- Data block:
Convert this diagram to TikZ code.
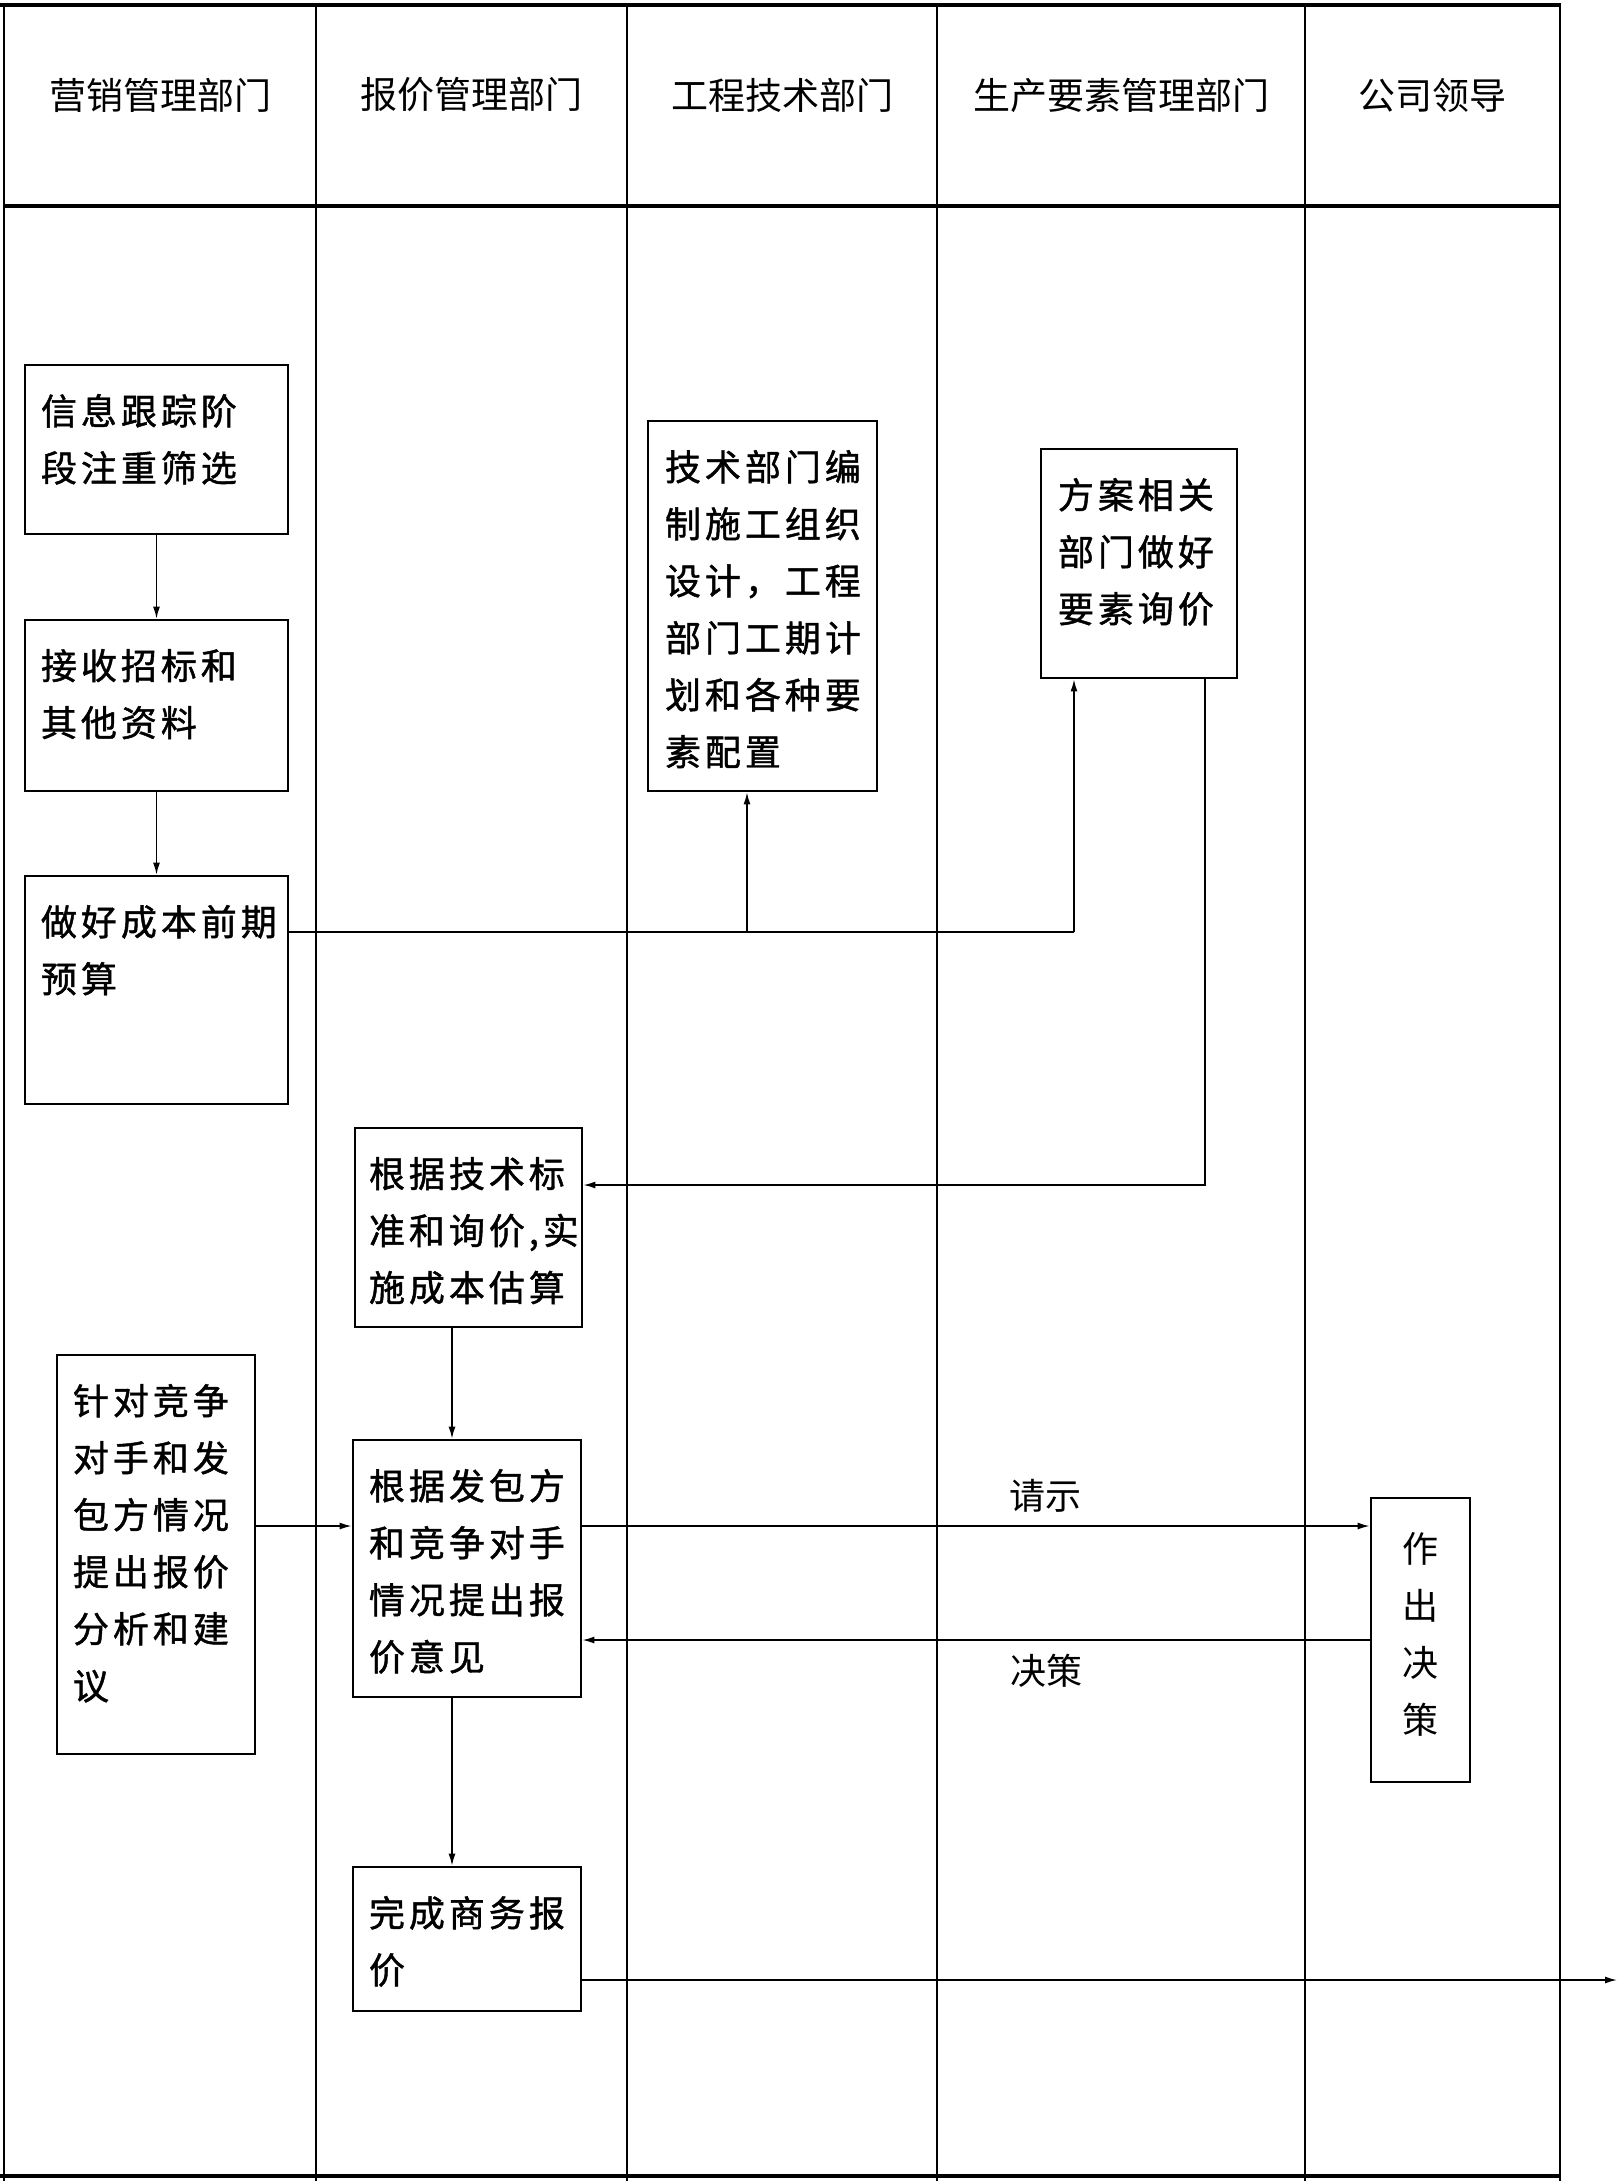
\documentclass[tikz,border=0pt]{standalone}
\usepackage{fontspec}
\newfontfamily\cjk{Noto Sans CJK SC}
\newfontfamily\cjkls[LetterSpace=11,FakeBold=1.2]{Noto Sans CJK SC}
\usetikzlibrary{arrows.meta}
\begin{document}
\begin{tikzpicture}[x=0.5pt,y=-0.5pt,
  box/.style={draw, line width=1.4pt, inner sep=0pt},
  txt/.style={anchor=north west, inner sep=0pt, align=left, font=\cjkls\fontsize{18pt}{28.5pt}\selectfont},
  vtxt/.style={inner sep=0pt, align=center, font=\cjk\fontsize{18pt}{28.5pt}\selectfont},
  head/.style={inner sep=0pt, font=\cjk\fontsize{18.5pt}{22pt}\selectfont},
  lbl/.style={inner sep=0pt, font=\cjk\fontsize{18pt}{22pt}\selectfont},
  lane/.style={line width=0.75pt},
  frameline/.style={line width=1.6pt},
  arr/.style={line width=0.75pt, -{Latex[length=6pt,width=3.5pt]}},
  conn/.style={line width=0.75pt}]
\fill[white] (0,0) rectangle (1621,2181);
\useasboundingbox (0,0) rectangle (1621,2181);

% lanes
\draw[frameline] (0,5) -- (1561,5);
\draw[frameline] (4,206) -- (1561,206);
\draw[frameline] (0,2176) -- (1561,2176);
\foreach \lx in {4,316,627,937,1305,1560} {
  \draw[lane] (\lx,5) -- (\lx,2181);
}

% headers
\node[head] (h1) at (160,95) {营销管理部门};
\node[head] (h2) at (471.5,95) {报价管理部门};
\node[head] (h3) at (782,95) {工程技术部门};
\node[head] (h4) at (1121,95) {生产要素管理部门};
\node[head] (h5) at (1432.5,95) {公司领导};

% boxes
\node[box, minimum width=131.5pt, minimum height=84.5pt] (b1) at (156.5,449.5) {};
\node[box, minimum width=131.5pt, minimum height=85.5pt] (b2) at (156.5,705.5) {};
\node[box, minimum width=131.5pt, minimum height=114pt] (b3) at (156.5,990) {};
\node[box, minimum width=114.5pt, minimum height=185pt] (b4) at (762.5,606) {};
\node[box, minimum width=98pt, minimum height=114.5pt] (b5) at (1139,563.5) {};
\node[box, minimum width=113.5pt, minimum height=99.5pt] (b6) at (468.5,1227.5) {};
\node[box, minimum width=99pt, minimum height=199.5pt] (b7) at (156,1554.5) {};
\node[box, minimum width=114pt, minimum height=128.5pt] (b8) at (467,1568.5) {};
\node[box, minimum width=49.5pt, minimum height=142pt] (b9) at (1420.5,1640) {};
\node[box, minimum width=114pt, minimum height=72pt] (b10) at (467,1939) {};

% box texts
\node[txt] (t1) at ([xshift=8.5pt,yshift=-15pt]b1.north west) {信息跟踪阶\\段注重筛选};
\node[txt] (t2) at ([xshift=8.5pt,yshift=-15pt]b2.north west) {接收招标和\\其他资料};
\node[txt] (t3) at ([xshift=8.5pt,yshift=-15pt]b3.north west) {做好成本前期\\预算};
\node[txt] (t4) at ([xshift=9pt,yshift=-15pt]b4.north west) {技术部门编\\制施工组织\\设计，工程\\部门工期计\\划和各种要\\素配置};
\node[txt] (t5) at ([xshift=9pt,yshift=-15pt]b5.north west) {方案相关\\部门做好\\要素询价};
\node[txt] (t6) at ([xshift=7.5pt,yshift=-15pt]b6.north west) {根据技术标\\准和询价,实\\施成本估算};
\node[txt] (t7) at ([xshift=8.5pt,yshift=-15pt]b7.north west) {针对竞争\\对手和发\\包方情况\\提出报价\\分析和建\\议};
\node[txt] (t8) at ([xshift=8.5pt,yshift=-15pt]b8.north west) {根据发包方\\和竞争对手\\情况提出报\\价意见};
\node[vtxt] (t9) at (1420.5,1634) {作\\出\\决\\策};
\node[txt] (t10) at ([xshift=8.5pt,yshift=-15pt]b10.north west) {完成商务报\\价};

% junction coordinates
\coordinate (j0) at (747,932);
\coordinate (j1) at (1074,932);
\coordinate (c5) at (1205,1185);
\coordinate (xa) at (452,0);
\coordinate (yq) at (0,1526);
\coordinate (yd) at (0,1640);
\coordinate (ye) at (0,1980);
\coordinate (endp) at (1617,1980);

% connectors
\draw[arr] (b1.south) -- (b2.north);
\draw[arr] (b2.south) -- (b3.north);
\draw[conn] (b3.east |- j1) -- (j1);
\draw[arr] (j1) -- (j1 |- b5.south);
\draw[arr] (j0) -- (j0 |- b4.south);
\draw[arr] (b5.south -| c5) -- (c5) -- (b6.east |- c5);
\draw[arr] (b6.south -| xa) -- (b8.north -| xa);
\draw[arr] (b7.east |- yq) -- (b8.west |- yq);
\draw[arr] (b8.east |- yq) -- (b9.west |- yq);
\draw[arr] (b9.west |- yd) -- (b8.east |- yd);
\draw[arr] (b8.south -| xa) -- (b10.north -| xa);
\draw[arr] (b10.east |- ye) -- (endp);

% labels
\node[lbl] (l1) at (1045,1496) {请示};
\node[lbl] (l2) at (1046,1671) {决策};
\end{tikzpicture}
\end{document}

- Given task:
Copy all the lines of data exactly as they appear, dropping any images.

- Written response:
Convert this diagram to TikZ code.
\documentclass[tikz,border=0pt]{standalone}
\usepackage{fontspec}
\newfontfamily\cjk{Noto Sans CJK SC}
\newfontfamily\cjkls[LetterSpace=11,FakeBold=1.2]{Noto Sans CJK SC}
\usetikzlibrary{arrows.meta}
\begin{document}
\begin{tikzpicture}[x=0.5pt,y=-0.5pt,
  box/.style={draw, line width=1.4pt, inner sep=0pt},
  txt/.style={anchor=north west, inner sep=0pt, align=left, font=\cjkls\fontsize{18pt}{28.5pt}\selectfont},
  vtxt/.style={inner sep=0pt, align=center, font=\cjk\fontsize{18pt}{28.5pt}\selectfont},
  head/.style={inner sep=0pt, font=\cjk\fontsize{18.5pt}{22pt}\selectfont},
  lbl/.style={inner sep=0pt, font=\cjk\fontsize{18pt}{22pt}\selectfont},
  lane/.style={line width=0.75pt},
  frameline/.style={line width=1.6pt},
  arr/.style={line width=0.75pt, -{Latex[length=6pt,width=3.5pt]}},
  conn/.style={line width=0.75pt}]
\fill[white] (0,0) rectangle (1621,2181);
\useasboundingbox (0,0) rectangle (1621,2181);

% lanes
\draw[frameline] (0,5) -- (1561,5);
\draw[frameline] (4,206) -- (1561,206);
\draw[frameline] (0,2176) -- (1561,2176);
\foreach \lx in {4,316,627,937,1305,1560} {
  \draw[lane] (\lx,5) -- (\lx,2181);
}

% headers
\node[head] (h1) at (160,95) {营销管理部门};
\node[head] (h2) at (471.5,95) {报价管理部门};
\node[head] (h3) at (782,95) {工程技术部门};
\node[head] (h4) at (1121,95) {生产要素管理部门};
\node[head] (h5) at (1432.5,95) {公司领导};

% boxes
\node[box, minimum width=131.5pt, minimum height=84.5pt] (b1) at (156.5,449.5) {};
\node[box, minimum width=131.5pt, minimum height=85.5pt] (b2) at (156.5,705.5) {};
\node[box, minimum width=131.5pt, minimum height=114pt] (b3) at (156.5,990) {};
\node[box, minimum width=114.5pt, minimum height=185pt] (b4) at (762.5,606) {};
\node[box, minimum width=98pt, minimum height=114.5pt] (b5) at (1139,563.5) {};
\node[box, minimum width=113.5pt, minimum height=99.5pt] (b6) at (468.5,1227.5) {};
\node[box, minimum width=99pt, minimum height=199.5pt] (b7) at (156,1554.5) {};
\node[box, minimum width=114pt, minimum height=128.5pt] (b8) at (467,1568.5) {};
\node[box, minimum width=49.5pt, minimum height=142pt] (b9) at (1420.5,1640) {};
\node[box, minimum width=114pt, minimum height=72pt] (b10) at (467,1939) {};

% box texts
\node[txt] (t1) at ([xshift=8.5pt,yshift=-15pt]b1.north west) {信息跟踪阶\\段注重筛选};
\node[txt] (t2) at ([xshift=8.5pt,yshift=-15pt]b2.north west) {接收招标和\\其他资料};
\node[txt] (t3) at ([xshift=8.5pt,yshift=-15pt]b3.north west) {做好成本前期\\预算};
\node[txt] (t4) at ([xshift=9pt,yshift=-15pt]b4.north west) {技术部门编\\制施工组织\\设计，工程\\部门工期计\\划和各种要\\素配置};
\node[txt] (t5) at ([xshift=9pt,yshift=-15pt]b5.north west) {方案相关\\部门做好\\要素询价};
\node[txt] (t6) at ([xshift=7.5pt,yshift=-15pt]b6.north west) {根据技术标\\准和询价,实\\施成本估算};
\node[txt] (t7) at ([xshift=8.5pt,yshift=-15pt]b7.north west) {针对竞争\\对手和发\\包方情况\\提出报价\\分析和建\\议};
\node[txt] (t8) at ([xshift=8.5pt,yshift=-15pt]b8.north west) {根据发包方\\和竞争对手\\情况提出报\\价意见};
\node[vtxt] (t9) at (1420.5,1634) {作\\出\\决\\策};
\node[txt] (t10) at ([xshift=8.5pt,yshift=-15pt]b10.north west) {完成商务报\\价};

% junction coordinates
\coordinate (j0) at (747,932);
\coordinate (j1) at (1074,932);
\coordinate (c5) at (1205,1185);
\coordinate (xa) at (452,0);
\coordinate (yq) at (0,1526);
\coordinate (yd) at (0,1640);
\coordinate (ye) at (0,1980);
\coordinate (endp) at (1617,1980);

% connectors
\draw[arr] (b1.south) -- (b2.north);
\draw[arr] (b2.south) -- (b3.north);
\draw[conn] (b3.east |- j1) -- (j1);
\draw[arr] (j1) -- (j1 |- b5.south);
\draw[arr] (j0) -- (j0 |- b4.south);
\draw[arr] (b5.south -| c5) -- (c5) -- (b6.east |- c5);
\draw[arr] (b6.south -| xa) -- (b8.north -| xa);
\draw[arr] (b7.east |- yq) -- (b8.west |- yq);
\draw[arr] (b8.east |- yq) -- (b9.west |- yq);
\draw[arr] (b9.west |- yd) -- (b8.east |- yd);
\draw[arr] (b8.south -| xa) -- (b10.north -| xa);
\draw[arr] (b10.east |- ye) -- (endp);

% labels
\node[lbl] (l1) at (1045,1496) {请示};
\node[lbl] (l2) at (1046,1671) {决策};
\end{tikzpicture}
\end{document}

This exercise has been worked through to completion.